I am extremely grateful for the expert group’s work. I published the summary report and recommendations on 26 September 2023. Today, as I am publishing the Welsh Government’s new Child Poverty Strategy, I am setting out our approach to the recommendations which fall to us.
I am very pleased the Child Poverty Strategy takes forward a number of the expert group’s recommendations, particularly the immediate recommendation relating to maximising people’s income and the longer-term recommendation to align of our cost-of-living work with wider anti-poverty initiatives and actions.
We have taken immediate action in response to many of the recommendations where the expert group said swift action would help benefit people in Wales during this ongoing cost-of living crisis. We are:
- Publishing the Welsh Benefit Charter, endorsed by the WLGA and all 22 Local Authorities.

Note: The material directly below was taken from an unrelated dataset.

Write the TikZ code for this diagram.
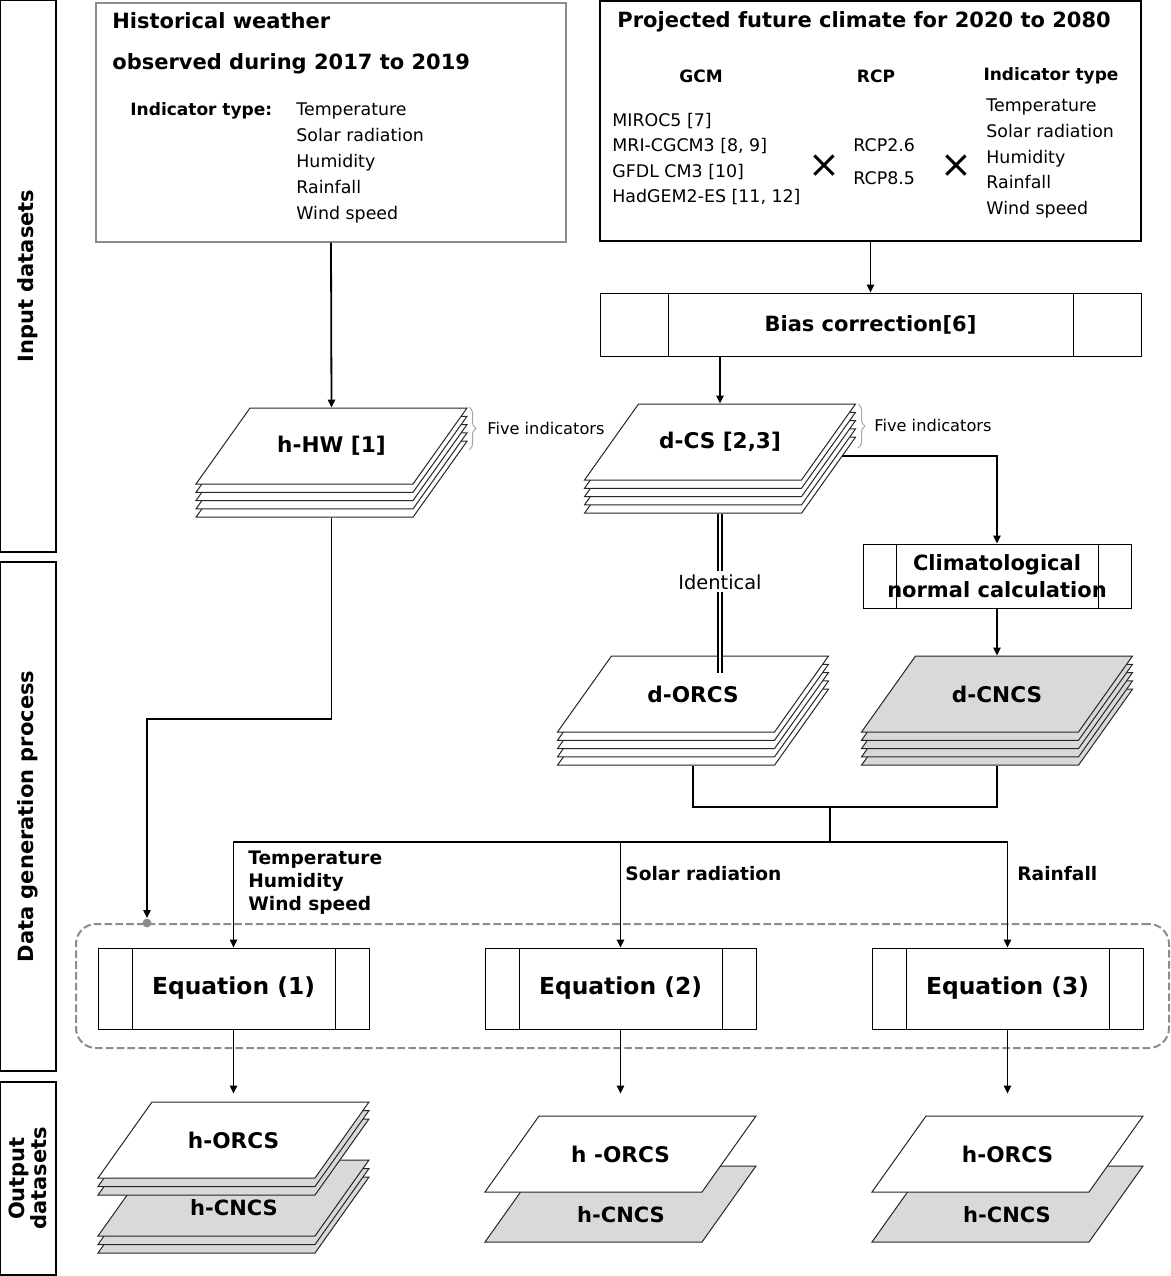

- Reviewing the current water social tariff guidance and we continue to press the UK Government to introduce a social tariff for energy and to do more on protecting those on Pre-payment meters.
- Continuing the roll out of free school meals in all primary schools in Wales as part of the Co-operation Agreement – more than 15m additional free school meals have been served since the launch in September 2022
- Committed to growing the School Holiday Enrichment Programme (SHEP). In the school summer holidays in 2023, 265 schools took part in 175 SHEP schemes providing 11,100 places for children each operating day.
- Extending the Nest scheme as we procure the new Warm Homes scheme for April 2024.
- Calling on the UK Government to increase Local Housing Allowance rates to be set at the 50th percentile.
- Protecting funding for the Discretionary Assistance Fund and the Council Tax Reduction Scheme, in the face of an exceptionally difficult financial climate.
We are committed to doing everything we can to support people through the ongoing cost-of-living crisis, to mitigate the worst of its impacts, but also through the action we take to prevent people from experiencing poverty in the first place. This includes our Here to help - "Claim What’s Yours” campaigns and our advice services under the Single Advice Fund, our fuel Pre-payment vouchers, our support for emergency food aid and the Discretionary Assistance Fund, which provides emergency support for those in crisis.
But the extraordinarily difficult financial climate means we have had to take some extremely stark and painful decisions so we can we target our spending towards protecting public services and those at greatest need.
This means there are a number of recommendations, all involving significant funding commitments, which we will not be able to take forward currently because of the severe constraints on our budget in 2023-24 and 2024-25, and which will only be realised if significant additional funding becomes available.
We will however continue to explore these opportunities if the funding situation changes.